25 augustus, 2008

Peking (1): Tibet in de doofpot

Peking zwaait deze week de mondiale topsporters uit. De Olympische Spelen zitten erop en terwijl alle media de medaillespiegel tonen, hun nationale medaillewinnaars in het zonnetje zetten en de afsluitingsceremonie in beeld brengen, kan ik in drie delen de balans opmaken.

Censuur
Om het evenement, dat de Chinese autoriteiten miljarden heeft gekost, te laten slagen, moest de berichtgeving over Tibet eerst getemperd worden. Als China door alle buitenlandse media geconfronteerd zou blijven worden met de schending van de mensenrechten in het buurland, zou de schade niet te overzien zijn. De bouw van de watercube, het Olympisch dorp en alle andere sportvelden kostten miljoenen.
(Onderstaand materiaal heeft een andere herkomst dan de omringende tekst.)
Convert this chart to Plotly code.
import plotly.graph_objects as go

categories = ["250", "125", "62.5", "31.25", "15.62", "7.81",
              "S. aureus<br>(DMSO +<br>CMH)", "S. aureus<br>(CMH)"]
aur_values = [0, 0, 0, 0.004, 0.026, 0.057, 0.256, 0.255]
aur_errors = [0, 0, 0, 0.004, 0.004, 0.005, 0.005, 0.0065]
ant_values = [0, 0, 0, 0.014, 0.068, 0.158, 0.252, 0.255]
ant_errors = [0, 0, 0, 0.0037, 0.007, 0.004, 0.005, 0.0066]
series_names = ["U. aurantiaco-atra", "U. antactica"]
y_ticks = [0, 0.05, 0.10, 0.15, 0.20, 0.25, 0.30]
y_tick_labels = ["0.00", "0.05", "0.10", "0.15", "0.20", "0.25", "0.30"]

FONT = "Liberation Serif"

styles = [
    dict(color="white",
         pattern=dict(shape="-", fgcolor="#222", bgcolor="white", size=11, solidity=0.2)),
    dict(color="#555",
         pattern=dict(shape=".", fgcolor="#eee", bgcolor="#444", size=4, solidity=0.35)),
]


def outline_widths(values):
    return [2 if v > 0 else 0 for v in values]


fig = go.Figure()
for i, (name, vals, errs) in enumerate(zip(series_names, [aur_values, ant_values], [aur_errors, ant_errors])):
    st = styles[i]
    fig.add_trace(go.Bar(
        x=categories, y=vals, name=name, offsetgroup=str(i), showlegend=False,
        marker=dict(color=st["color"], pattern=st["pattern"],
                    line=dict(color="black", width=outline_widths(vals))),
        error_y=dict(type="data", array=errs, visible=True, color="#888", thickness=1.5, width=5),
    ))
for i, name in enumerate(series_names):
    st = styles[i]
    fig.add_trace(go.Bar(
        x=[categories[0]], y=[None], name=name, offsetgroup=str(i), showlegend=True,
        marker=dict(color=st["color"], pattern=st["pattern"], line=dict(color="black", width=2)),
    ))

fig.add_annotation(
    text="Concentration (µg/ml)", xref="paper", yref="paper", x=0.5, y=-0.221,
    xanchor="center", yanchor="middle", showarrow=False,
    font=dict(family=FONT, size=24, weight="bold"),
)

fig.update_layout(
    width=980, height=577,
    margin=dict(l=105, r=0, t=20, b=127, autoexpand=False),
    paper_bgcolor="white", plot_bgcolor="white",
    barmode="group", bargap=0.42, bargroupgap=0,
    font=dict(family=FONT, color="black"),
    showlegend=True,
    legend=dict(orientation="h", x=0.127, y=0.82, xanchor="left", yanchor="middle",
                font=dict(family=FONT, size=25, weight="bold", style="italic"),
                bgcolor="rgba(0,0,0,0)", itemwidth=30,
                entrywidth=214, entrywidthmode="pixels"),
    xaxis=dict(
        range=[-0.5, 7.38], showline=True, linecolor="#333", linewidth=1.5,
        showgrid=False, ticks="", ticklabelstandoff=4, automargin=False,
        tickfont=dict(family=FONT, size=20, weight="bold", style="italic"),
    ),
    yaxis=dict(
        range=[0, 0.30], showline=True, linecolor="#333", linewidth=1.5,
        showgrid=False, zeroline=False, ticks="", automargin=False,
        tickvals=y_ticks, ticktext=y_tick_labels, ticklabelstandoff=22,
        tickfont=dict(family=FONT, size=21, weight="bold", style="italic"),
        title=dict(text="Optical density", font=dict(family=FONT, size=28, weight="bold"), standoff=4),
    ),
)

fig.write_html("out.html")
Grootste kostenpost voor de Chinezen was misschien wel de beveiliging. Het voorkomen van terroristische aanslagen en/of het uitschakelen van de rebellerende vredesactivisten kostte de Aziatische grootmacht ook kapitalen. Grootste vrees voor China was dat al dat geld tevergeefs geïnvesteerd zou zijn, als de hele Spelen overschaduwd zouden worden door de situatie in Tibet. Om het immense evenement succesvol te laten verlopen, moest Tibet in Peking taboe worden. Hoe doe je dat?
Censuur is de sleutel. Drie weken lang heeft geen deelnemer, journalist, politicus of kijker nog omgekeken naar de Tibetanen die door het gastland uitgeroeid worden. De Chinezen hebben het zo gespeeld dat de hele situatie in het land van de Mount Everest in de doofpot is beland. Veel buitenlandse media die de mensenrechten normaal zo hoog in het vaandel hebben, houden zich drie weken lang gedeisd over de erbarmelijke toestanden in Tibet. Alsof ze een pact hebben gesloten met de Chinezen waarin staat dat vrijheid van pers niet langer acceptabel is.
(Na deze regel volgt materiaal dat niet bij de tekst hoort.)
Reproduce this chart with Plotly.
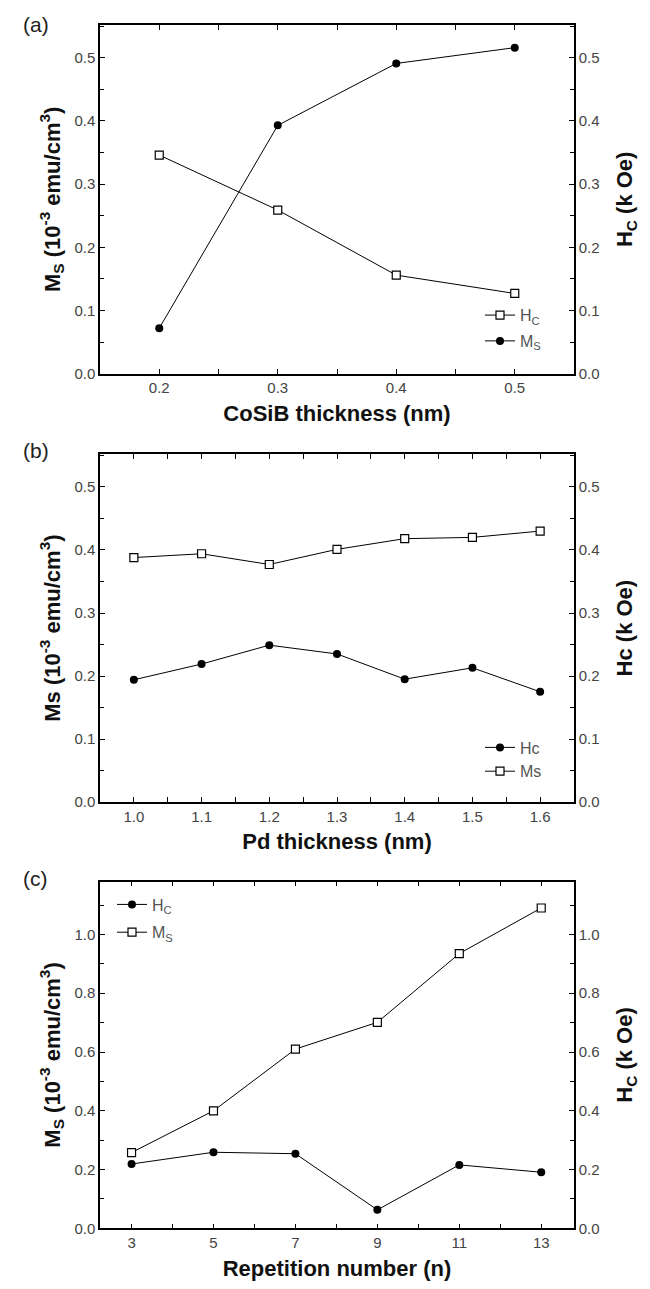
import plotly.graph_objects as go

# ---------------- data ----------------
a_x = [0.2, 0.3, 0.4, 0.5]
a_ms = [0.072, 0.393, 0.491, 0.516]
a_hc = [0.346, 0.259, 0.156, 0.127]

b_x = [1.0, 1.1, 1.2, 1.3, 1.4, 1.5, 1.6]
b_ms = [0.388, 0.394, 0.377, 0.401, 0.418, 0.420, 0.430]
b_hc = [0.194, 0.219, 0.249, 0.235, 0.195, 0.213, 0.175]

c_x = [3, 5, 7, 9, 11, 13]
c_ms = [0.258, 0.400, 0.610, 0.701, 0.935, 1.090]
c_hc = [0.219, 0.259, 0.254, 0.063, 0.216, 0.191]

W, H = 650, 1289
FONT = "Liberation Sans, Arial, sans-serif"
TICK_FONT = dict(family=FONT, size=15, color="#444444")
TITLE_FONT = dict(family=FONT, size=22, color="#111111")
LEG_FONT = dict(family=FONT, size=16, color="#555555")

XDOM = [92 / W, 566 / W]


def ydom(top, bottom):
    return [1 - bottom / H, 1 - top / H]


open_sq = dict(symbol="square", size=8, color="white", line=dict(color="black", width=1.2))
filled = dict(symbol="circle", size=8, color="black", line=dict(color="black", width=0))
LINE = dict(color="black", width=1)

fig = go.Figure()

# panel (a)
fig.add_trace(go.Scatter(x=a_x, y=a_hc, mode="lines+markers", name="H<sub>C</sub>", line=LINE,
                         marker=open_sq, xaxis="x", yaxis="y2", legend="legend", legendgroup="a1"))
fig.add_trace(go.Scatter(x=a_x, y=a_ms, mode="lines+markers", name="M<sub>S</sub>", line=LINE,
                         marker=filled, xaxis="x", yaxis="y", legend="legend", legendgroup="a2"))
# panel (b)
fig.add_trace(go.Scatter(x=b_x, y=b_hc, mode="lines+markers", name="Hc", line=LINE,
                         marker=filled, xaxis="x2", yaxis="y4", legend="legend2", legendgroup="b1"))
fig.add_trace(go.Scatter(x=b_x, y=b_ms, mode="lines+markers", name="Ms", line=LINE,
                         marker=open_sq, xaxis="x2", yaxis="y3", legend="legend2", legendgroup="b2"))
# panel (c)
fig.add_trace(go.Scatter(x=c_x, y=c_hc, mode="lines+markers", name="H<sub>C</sub>", line=LINE,
                         marker=filled, xaxis="x3", yaxis="y6", legend="legend3", legendgroup="c1"))
fig.add_trace(go.Scatter(x=c_x, y=c_ms, mode="lines+markers", name="M<sub>S</sub>", line=LINE,
                         marker=open_sq, xaxis="x3", yaxis="y5", legend="legend3", legendgroup="c2"))


def xax(rng, tick0, dtick, mdtick, fmt, title, anchor):
    return dict(domain=XDOM, range=rng, anchor=anchor, showline=True, linecolor="black", linewidth=1.5,
                mirror="allticks", ticks="inside", ticklen=5, tickwidth=1.2, tickcolor="black",
                tick0=tick0, dtick=dtick, tickformat=fmt, tickfont=TICK_FONT, showgrid=False,
                zeroline=False,
                minor=dict(ticks="inside", ticklen=4, tickwidth=1.2, tickcolor="black", dtick=mdtick,
                           tick0=tick0, showgrid=False),
                title=dict(text=title, font=TITLE_FONT, standoff=10))


def yax(dom, rng, dtick, mdtick, title, anchor, side="left", overlaying=None):
    d = dict(domain=dom, range=rng, anchor=anchor, side=side, showline=True, linecolor="black",
             linewidth=1.5, ticks="inside", ticklen=5, tickwidth=1.2, tickcolor="black",
             tick0=0, dtick=dtick, tickformat=".1f", tickfont=TICK_FONT, showgrid=False, zeroline=False,
             minor=dict(ticks="inside", ticklen=4, tickwidth=1.2, tickcolor="black", dtick=mdtick,
                        tick0=0, showgrid=False),
             title=dict(text=title, font=TITLE_FONT, standoff=8 if side == "left" else 18))
    if overlaying:
        d["overlaying"] = overlaying
    return d


DA = ydom(17, 368)
DB = ydom(449, 799)
DC = ydom(879, 1228)

MS_T = "M<sub>S</sub> (10<sup>-3</sup> emu/cm<sup>3</sup>)"
HC_T = "H<sub>C</sub> (k Oe)"

layout = dict(
    width=W, height=H, paper_bgcolor="white", plot_bgcolor="white",
    margin=dict(l=0, r=0, t=0, b=0),
    xaxis=xax([0.15, 0.55], 0, 0.1, 0.05, ".1f", "<b>CoSiB thickness (nm)</b>", "y"),
    xaxis2=xax([0.95, 1.65], 0, 0.1, 0.05, ".1f", "<b>Pd thickness (nm)</b>", "y3"),
    xaxis3=xax([2.23, 13.8], 1, 2, 1, "d", "<b>Repetition number (n)</b>", "y5"),
    yaxis=yax(DA, [0, 0.552], 0.1, 0.05, "<b>" + MS_T + "</b>", "x"),
    yaxis2=yax(DA, [0, 0.552], 0.1, 0.05, "<b>" + HC_T + "</b>", "x", side="right", overlaying="y"),
    yaxis3=yax(DB, [0, 0.552], 0.1, 0.05, "<b>Ms (10<sup>-3</sup> emu/cm<sup>3</sup>)</b>", "x2"),
    yaxis4=yax(DB, [0, 0.552], 0.1, 0.05, "<b>Hc (k Oe)</b>", "x2", side="right", overlaying="y3"),
    yaxis5=yax(DC, [0, 1.18], 0.2, 0.1, "<b>" + MS_T + "</b>", "x3"),
    yaxis6=yax(DC, [0, 1.18], 0.2, 0.1, "<b>" + HC_T + "</b>", "x3", side="right", overlaying="y5"),
    legend=dict(x=472 / W, y=1 - 292 / H, xanchor="left", yanchor="top", bgcolor="rgba(0,0,0,0)",
                font=LEG_FONT, traceorder="grouped", tracegroupgap=2, itemwidth=30),
    legend2=dict(x=472 / W, y=1 - 727 / H, xanchor="left", yanchor="top", bgcolor="rgba(0,0,0,0)",
                 font=LEG_FONT, traceorder="grouped", tracegroupgap=0, itemwidth=30),
    legend3=dict(x=104 / W, y=1 - 885 / H, xanchor="left", yanchor="top", bgcolor="rgba(0,0,0,0)",
                 font=LEG_FONT, traceorder="grouped", tracegroupgap=4, itemwidth=30),
    showlegend=True,
)
fig.update_layout(**layout)

for lab, ypx in (("(a)", 17), ("(b)", 445), ("(c)", 876)):
    fig.add_annotation(text=lab, x=13 / W, y=1 - ypx / H, xref="paper", yref="paper",
                       xanchor="left", yanchor="middle", showarrow=False,
                       font=dict(family=FONT, size=21, color="#222222"))

fig.write_html("out.html")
Voordat dappere vredesactivisten ook maar hun signaal kunnen afgeven aan de miljoenen kijkers door te protesteren, worden ze er door de vele beveiligers al uitgevist. Een enkeling kan de wakende spleetoogjes ontwijken en wil zijn boodschap overbrengen aan de aandachtige atletiekvolgers door naakt het stadion in te rennen. Die boodschap komt echter nooit aan als de regie heel simpel overschakeld naar een camera aan de andere kant van het stadion.
Het uitschakelen van de normaal zo meelevende sporter was voor de autoriteiten misschien nog wel het gemakkelijkst.

In het Olympisch dorp linkt niets, maar dan ook niets, aan de situatie in het buurland. Dat wil zeggen dat de neutrale omroepen op de tv niet geïnstalleerd zijn, dat het internet heel zwaar gefilterd is en ga zo maar door. En daar komt bij. Als je een gouden medaille aan een lintje laat slingeren voor de ogen van de sporters, vergeten ze de door China aangerichte bloedbaden die voor de Spelen nog op het netvlies stonden.
Mede door al het 'gecensuur' zijn de Spelen bijzonder succesvol verlopen. Wereldrecords sneuvelden en torenhoge favorieten verzaakten haast niet. De Chinezen hebben met buitenaardse faciliteiten echt een prima klimaat gecreëerd voor de sporters om in te presteren. Wat dat betreft is het twintig dagen lang echt genieten geweest. Toch had ik het niet erg gevonden als een Usain Bolt na zijn uitmuntende prestatie op de 100m sprint met een spandoek vol anti-China-leuzen had gelopen. Of dat Maarten van der Weijden TIBET op zijn hoofd had laten verfen in plaats van NED. Of dat een heel stel judoka's van dezelfde gewichtsklasse gezamenlijk afspreekt uit protest niet deel te nemen.

De maatschappelijke verantwoordelijk bij de sporters was ver te zoeken en dat heeft me teleurgesteld. Misschien heb ik ook wel gemakkelijk praten. Feit is echter wel dat het bewaken van de vrede (hoofdzaak in het leven) door sport (bijzaak in het leven) naar de achtergrond verdreven is in Peking. Die conclusie is heel triest.